_Provided data_
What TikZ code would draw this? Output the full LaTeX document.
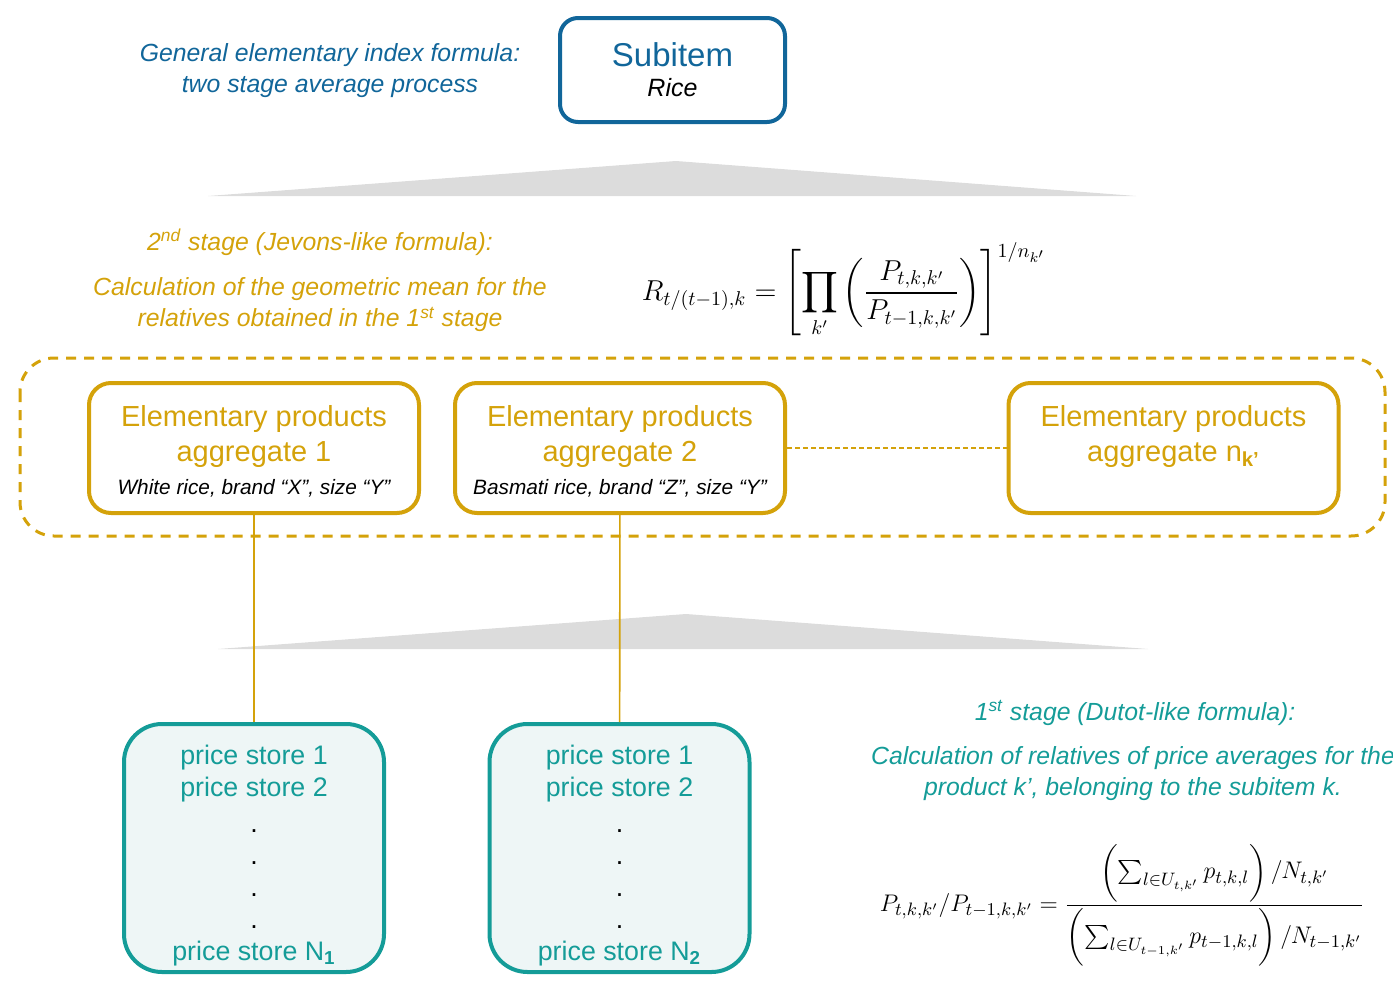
\documentclass[tikz,border=0pt]{standalone}
\usepackage[no-math]{fontspec}
\setmainfont{Liberation Sans}
\usepackage{amsmath}
\definecolor{subblue}{HTML}{11669A}
\definecolor{aggold}{HTML}{D4A20A}
\definecolor{storeteal}{HTML}{149C98}
\definecolor{storefill}{HTML}{EEF6F6}
\definecolor{wedgegray}{HTML}{DCDCDC}
\newcommand{\detailfont}{\fontsize{10.4}{12}\selectfont\itshape\color{black}}
\newcommand{\storedot}{\textcolor{black}{.}}
\tikzset{%
  subbox/.style   = {shape=rectangle, rounded corners=9pt, draw=subblue,%
                     line width=2pt, align=center, text=subblue,%
                     minimum width=112.5pt, minimum height=52pt},%
  aggbox/.style   = {shape=rectangle, rounded corners=11pt, draw=aggold,%
                     line width=2pt, align=center, text=aggold, inner sep=0pt,%
                     font=\fontsize{14.5}{17.5}\selectfont,%
                     minimum width=165pt, minimum height=65pt},%
  storebox/.style = {shape=rectangle, rounded corners=19pt, draw=storeteal,%
                     fill=storefill, line width=2pt, align=center,%
                     text=storeteal, font=\fontsize{13.4}{16}\selectfont,%
                     minimum width=130pt, minimum height=124pt},%
  note/.style     = {align=center, font=\fontsize{12.4}{15.5}\selectfont\itshape},%
  wedge/.style    = {fill=wedgegray},%
  link/.style     = {draw=aggold, line width=0.8pt}%
}

\begin{document}
\begin{tikzpicture}[x=0.5pt,y=-0.5pt,every node/.style={inner sep=2pt}]
\useasboundingbox (0,0) rectangle (1393,991);
\node[note, text=subblue] (title) at (330,71) {General elementary index formula:\\two stage average process};
\node[subbox] (subitem) at (672.5,70) {{\fontsize{16.5}{19}\selectfont Subitem}\\[3pt]{\fontsize{12.5}{15}\selectfont\itshape\color{black}Rice}};
\fill[wedge] (208,196) -- (676,161) -- (1136,196) -- cycle;
\node[note, text=aggold] (stagetwo) at (320,242) {2\textsuperscript{nd} stage (Jevons-like formula):};
\node[note, text=aggold] (stagetwotext) at (320,305) {Calculation of the geometric mean for the\\relatives obtained in the 1\textsuperscript{st} stage};
\node (jevons) at (844,290) {\fontsize{14.2}{17}\selectfont$\displaystyle R_{t/(t-1),k}=\left[\prod_{k'}\left(\frac{P_{t,k,k'}}{P_{t-1,k,k'}}\right)\right]^{1/n_{k'}}$};
\draw[aggold, line width=1.5pt, dash pattern=on 5pt off 4pt, rounded corners=17pt] (20,358) rectangle (1385,536);
\node[aggbox] (agg1) at (254,448) {\rule{0pt}{14pt}Elementary products\\aggregate 1\\[-1pt]{\detailfont White rice, brand “X”, size “Y”}};
\node[aggbox] (agg2) at (620,448) {\rule{0pt}{14pt}Elementary products\\aggregate 2\\[-1pt]{\detailfont Basmati rice, brand “Z”, size “Y”}};
\node[aggbox] (agg3) at (1173.5,448) {\rule{0pt}{14pt}Elementary products\\aggregate n\textsubscript{\textbf{k’}}\\[-1pt]{\detailfont\phantom{White rice, brand “X”}}};
\draw[aggold, line width=0.6pt, dash pattern=on 2.5pt off 1.5pt] (agg2) -- (agg3);
\fill[wedge] (218,649) -- (686,614) -- (1148,649) -- cycle;
\node[storebox] (store1) at (254,848) {\rule{0pt}{17pt}price store 1\\price store 2\\[2pt]\storedot\\\storedot\\\storedot\\\storedot\\price store N\textsubscript{\textbf{1}}};
\node[storebox] (store2) at (619.5,848) {\rule{0pt}{17pt}price store 1\\price store 2\\[2pt]\storedot\\\storedot\\\storedot\\\storedot\\price store N\textsubscript{\textbf{2}}};
\draw[link] (agg1) -- (store1);
\draw[link] (agg2) -- (store2);
\node[note, text=storeteal] (stageone) at (1135,713) {1\textsuperscript{st} stage (Dutot-like formula):};
\node[note, text=storeteal] (stageonetext) at (1133,774) {Calculation of relatives of price averages for the\\product k’, belonging to the subitem k.};
\node (dutot) at (1122,905) {\fontsize{12.8}{15}\selectfont$\displaystyle P_{t,k,k'}/P_{t-1,k,k'}=\frac{\biggl(\sum_{l\in U_{t,k'}}p_{t,k,l}\biggr)\,/N_{t,k'}}{\biggl(\sum_{l\in U_{t-1,k'}}p_{t-1,k,l}\biggr)\,/N_{t-1,k'}}$};
\end{tikzpicture}
\end{document}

_Objective_
Reproduce the whole listing exactly, but not the images in it.

_Solution for this exercise_
What TikZ code would draw this? Output the full LaTeX document.
\documentclass[tikz,border=0pt]{standalone}
\usepackage[no-math]{fontspec}
\setmainfont{Liberation Sans}
\usepackage{amsmath}
\definecolor{subblue}{HTML}{11669A}
\definecolor{aggold}{HTML}{D4A20A}
\definecolor{storeteal}{HTML}{149C98}
\definecolor{storefill}{HTML}{EEF6F6}
\definecolor{wedgegray}{HTML}{DCDCDC}
\newcommand{\detailfont}{\fontsize{10.4}{12}\selectfont\itshape\color{black}}
\newcommand{\storedot}{\textcolor{black}{.}}
\tikzset{%
  subbox/.style   = {shape=rectangle, rounded corners=9pt, draw=subblue,%
                     line width=2pt, align=center, text=subblue,%
                     minimum width=112.5pt, minimum height=52pt},%
  aggbox/.style   = {shape=rectangle, rounded corners=11pt, draw=aggold,%
                     line width=2pt, align=center, text=aggold, inner sep=0pt,%
                     font=\fontsize{14.5}{17.5}\selectfont,%
                     minimum width=165pt, minimum height=65pt},%
  storebox/.style = {shape=rectangle, rounded corners=19pt, draw=storeteal,%
                     fill=storefill, line width=2pt, align=center,%
                     text=storeteal, font=\fontsize{13.4}{16}\selectfont,%
                     minimum width=130pt, minimum height=124pt},%
  note/.style     = {align=center, font=\fontsize{12.4}{15.5}\selectfont\itshape},%
  wedge/.style    = {fill=wedgegray},%
  link/.style     = {draw=aggold, line width=0.8pt}%
}

\begin{document}
\begin{tikzpicture}[x=0.5pt,y=-0.5pt,every node/.style={inner sep=2pt}]
\useasboundingbox (0,0) rectangle (1393,991);
\node[note, text=subblue] (title) at (330,71) {General elementary index formula:\\two stage average process};
\node[subbox] (subitem) at (672.5,70) {{\fontsize{16.5}{19}\selectfont Subitem}\\[3pt]{\fontsize{12.5}{15}\selectfont\itshape\color{black}Rice}};
\fill[wedge] (208,196) -- (676,161) -- (1136,196) -- cycle;
\node[note, text=aggold] (stagetwo) at (320,242) {2\textsuperscript{nd} stage (Jevons-like formula):};
\node[note, text=aggold] (stagetwotext) at (320,305) {Calculation of the geometric mean for the\\relatives obtained in the 1\textsuperscript{st} stage};
\node (jevons) at (844,290) {\fontsize{14.2}{17}\selectfont$\displaystyle R_{t/(t-1),k}=\left[\prod_{k'}\left(\frac{P_{t,k,k'}}{P_{t-1,k,k'}}\right)\right]^{1/n_{k'}}$};
\draw[aggold, line width=1.5pt, dash pattern=on 5pt off 4pt, rounded corners=17pt] (20,358) rectangle (1385,536);
\node[aggbox] (agg1) at (254,448) {\rule{0pt}{14pt}Elementary products\\aggregate 1\\[-1pt]{\detailfont White rice, brand “X”, size “Y”}};
\node[aggbox] (agg2) at (620,448) {\rule{0pt}{14pt}Elementary products\\aggregate 2\\[-1pt]{\detailfont Basmati rice, brand “Z”, size “Y”}};
\node[aggbox] (agg3) at (1173.5,448) {\rule{0pt}{14pt}Elementary products\\aggregate n\textsubscript{\textbf{k’}}\\[-1pt]{\detailfont\phantom{White rice, brand “X”}}};
\draw[aggold, line width=0.6pt, dash pattern=on 2.5pt off 1.5pt] (agg2) -- (agg3);
\fill[wedge] (218,649) -- (686,614) -- (1148,649) -- cycle;
\node[storebox] (store1) at (254,848) {\rule{0pt}{17pt}price store 1\\price store 2\\[2pt]\storedot\\\storedot\\\storedot\\\storedot\\price store N\textsubscript{\textbf{1}}};
\node[storebox] (store2) at (619.5,848) {\rule{0pt}{17pt}price store 1\\price store 2\\[2pt]\storedot\\\storedot\\\storedot\\\storedot\\price store N\textsubscript{\textbf{2}}};
\draw[link] (agg1) -- (store1);
\draw[link] (agg2) -- (store2);
\node[note, text=storeteal] (stageone) at (1135,713) {1\textsuperscript{st} stage (Dutot-like formula):};
\node[note, text=storeteal] (stageonetext) at (1133,774) {Calculation of relatives of price averages for the\\product k’, belonging to the subitem k.};
\node (dutot) at (1122,905) {\fontsize{12.8}{15}\selectfont$\displaystyle P_{t,k,k'}/P_{t-1,k,k'}=\frac{\biggl(\sum_{l\in U_{t,k'}}p_{t,k,l}\biggr)\,/N_{t,k'}}{\biggl(\sum_{l\in U_{t-1,k'}}p_{t-1,k,l}\biggr)\,/N_{t-1,k'}}$};
\end{tikzpicture}
\end{document}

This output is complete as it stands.